Na definição de Arthur Lira, presidente da Câmara, o deputado Daniel Silveira é "um ponto fora da curva". Convém não discutir com Lira, um especialista na geometria do poder. Líder do centrão, o chefe da Câmara é a própria curva. Frequenta duas ações penais no Supremo Tribunal Federal na condição de réu. Articula a elaboração de projeto de lei destinado a puxar os pontos de volta para a curva, dificultando a expedição de novos mandados de prisão contra parlamentares.
Começam a funcionar na Câmara, simultaneamente, dois colegiados: o Conselho de Ética, que juntava teias de aranha numa fase de inoperância que já durava mais de um ano, e um novíssimo grupo de trabalho criado para regulamentar o artigo da Constituição que estabelece que os congressistas não poderão ser presos, exceto em flagrante por crime inafiançável.
No Conselho, serão julgados os pedidos de cassação dos mandatos de Daniel Silveira, o deputado bolsonarista que se enroscou depois de ameaçar ministros da Suprema Corte; e a colega Flordelis, acusada de mandar matar o marido. No grupo constituído por Lira, será esmiuçado o artigo 53 da Constituição, que trata da imunidade dos parlamentares. O objetivo, naturalmente, é restringir novas prisões.
Cogita-se reescrever também a Lei de Segurança Nacional, ferramenta editada pela ditadura militar que foi usada para enquadrar Silveira. É entulho antigo. Deveria ter sido removido há três décadas. Vem sendo usado pelo Governo Bolsonaro contra jornalistas. Mas só agora os deputados acordaram.
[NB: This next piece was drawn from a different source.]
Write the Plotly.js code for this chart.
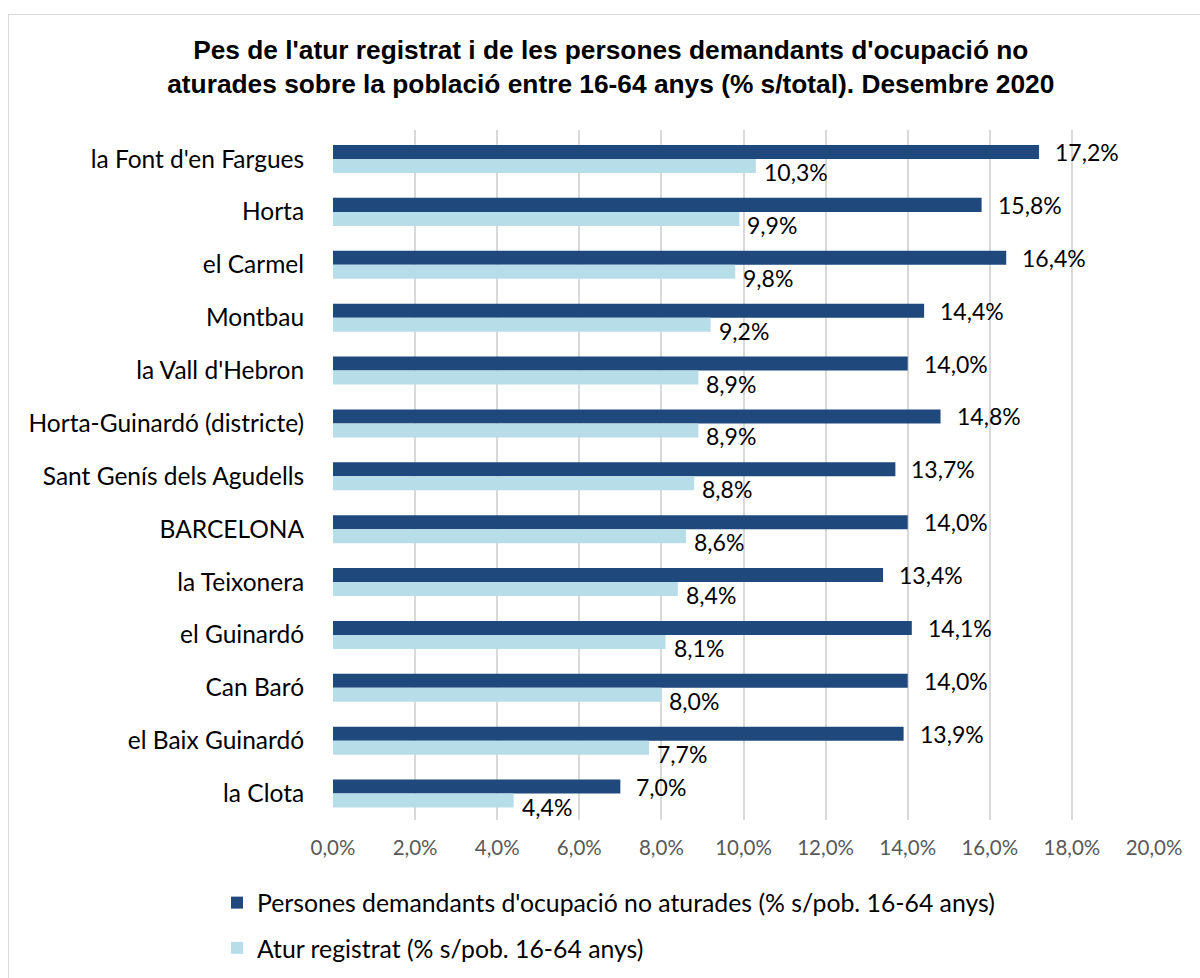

Chama-se Margarete Coelho a deputada escolhida para exercer a função de relatora da proposta sobre a imunidade dos parlamentares. Ela é filiada ao PP, o mesmo partido de Arthur Lira. Presidiu a comissão sobre o pacote anticrime do então ministro da Justiça Sergio Moro —um projeto que passou por uma lipoaspiração no Congresso. Retirou-se do texto, por exemplo, o artigo que autorizava a prisão de larápios condenados na segunda instância do Judiciário.
Os resultados dos dois esforços da Câmara —os pedidos de punição e a proposta anti-flagrante— desaguarão no plenário da Câmara. Ali, um pedaço do centrão já cogita impor a Daniel Silveira uma suspensão do mandato por alguns meses, pena alternativa à cassação. Quanto às prisões em flagrante, forma-se uma densa maioria a favor de cortar as asas do Supremo.
Ironicamente, continuam no gavetão dos assuntos pendentes do Congresso inúmeros pedidos de cassação. Há o caso do Zero Três Eduardo Bolsonaro, acusado de fazer apologia ao AI-5. Há a rachadinha do Zero Um Flávio Bolsonaro. Ou a encrenca do deputado do centrão Wilson Santiago, acusado de desviar verbas que socorreriam vítimas da seca no Nordeste. Ou ainda o flagrante do senador bolsonarista Chico Rodrigues, que escondeu dinheiro nas nádegas.
O excesso de pendências indica que a agitação do Legislativo deve ser acompanhada com muita cautela. Não é porque o plenário da Câmara avalizou a prisão de um "ponto fora da curva" que as coisas mudaram. Nas próximas semanas, convém não confundir medo com honestidade, pose com dignidade, cargo eletivo com propriedade e, sobretudo, bagunça com atividade. Continuam sendo enormes e insondáveis os poderes da curva.